Si bien criticamos la forma bajo la cual se dio el acuerdo por la Paz y la Nueva constitución, firmado a puertas cerradas por políticos de turno, mientras las fuerzas del orden reprimían, reconocemos el proceso constituyente como un terreno de disputa importante para el campo social. Como dice Larsen en su lectura de Walter Benjamin “el dogma fundamental de la jurisprudencia asume la justificación entre medios y fines. Asume que la justicia depende del equilibrio entre los bienes jurídicos que se intentan proteger, y los mecanismos para esto”[1]. La constitución determina precisamente cómo operará la creación macropolítica de los mecanismos jurídicos que determinan la sociedad.

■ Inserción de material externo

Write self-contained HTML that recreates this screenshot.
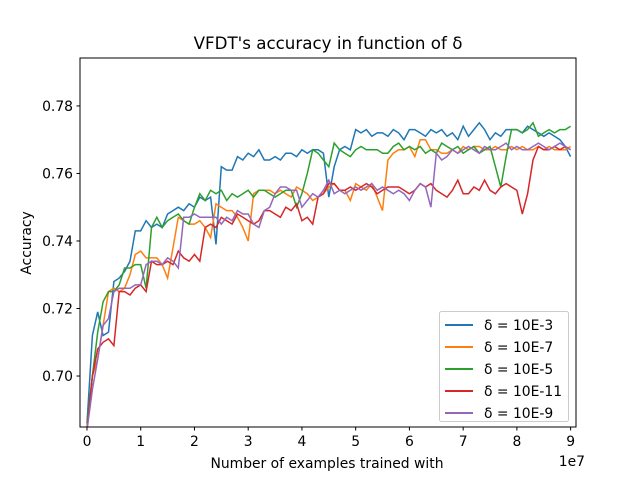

La lucha sigue siendo nuestra si logramos ponernos de acuerdo bajo qué forma operará dicho balance, y qué es específicamente aquello que debe estar constitucionalmente protegido y garantizado.

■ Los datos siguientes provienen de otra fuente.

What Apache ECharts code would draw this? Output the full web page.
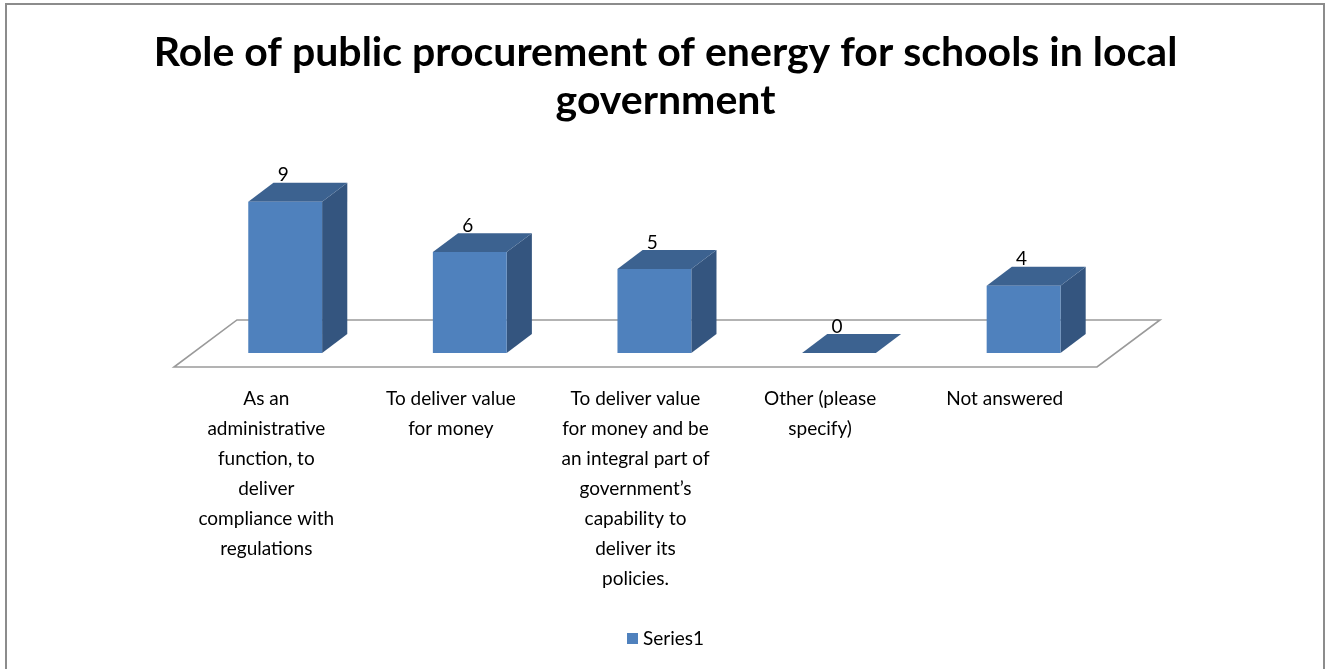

Sin embargo, a pesar de la importancia que adquiere la posibilidad de poner fin a la constitución dictatorial, consideramos que no es posible seguir plenamente con el proceso constitucional olvidándonos de nuestr@s pres@s politic@s. Son ell@s parte fundamental de la fuerza social que abrió este campo de disputa contra el modelo, y hoy están siendo injustamente privad@s de su libertad por tal atrevimiento. Son personas tales como cualquiera de l@s que salimos a expresar nuestro descontento y bajo ningún caso deben ser tratados como sacrificios para el progreso de Chile. De nosotr@s depende que no lo sean. Como dicen las organizaciones que exigen su libertad: “ell@s salieron a la calle a luchar por tod@s nosotr@s, Ahora nos toca a nosotr@s luchar por ell@s”. Tampoco hay que olvidar la sabiduría de nuestr@s estudiantes secundari@s, quienes sin temor evadieron el pasaje del metro, marcando el inicio del despertar de toda la población. Paradójicamente, quienes comenzaron todo no podrán formar parte formal de la elaboración de la nueva constitución.
El futuro de la lucha por la dignidad se relaciona con la fuerza política que tengamos para revertir la situación de nuestr@s pres@s polític@s, y que tengamos la suficiente capacidad territorial para la escucha de las demandas de l@s jóvenes secundari@s de Chile. El trabajo político no debe ser sólo por la “gran política pública”, ni sólo darse en las acciones micropolíticas. Deben ser ambas dimensiones, y de forma conjunta. Quizás así podamos crear un nuevo Chile sobre las cáscaras del viejo.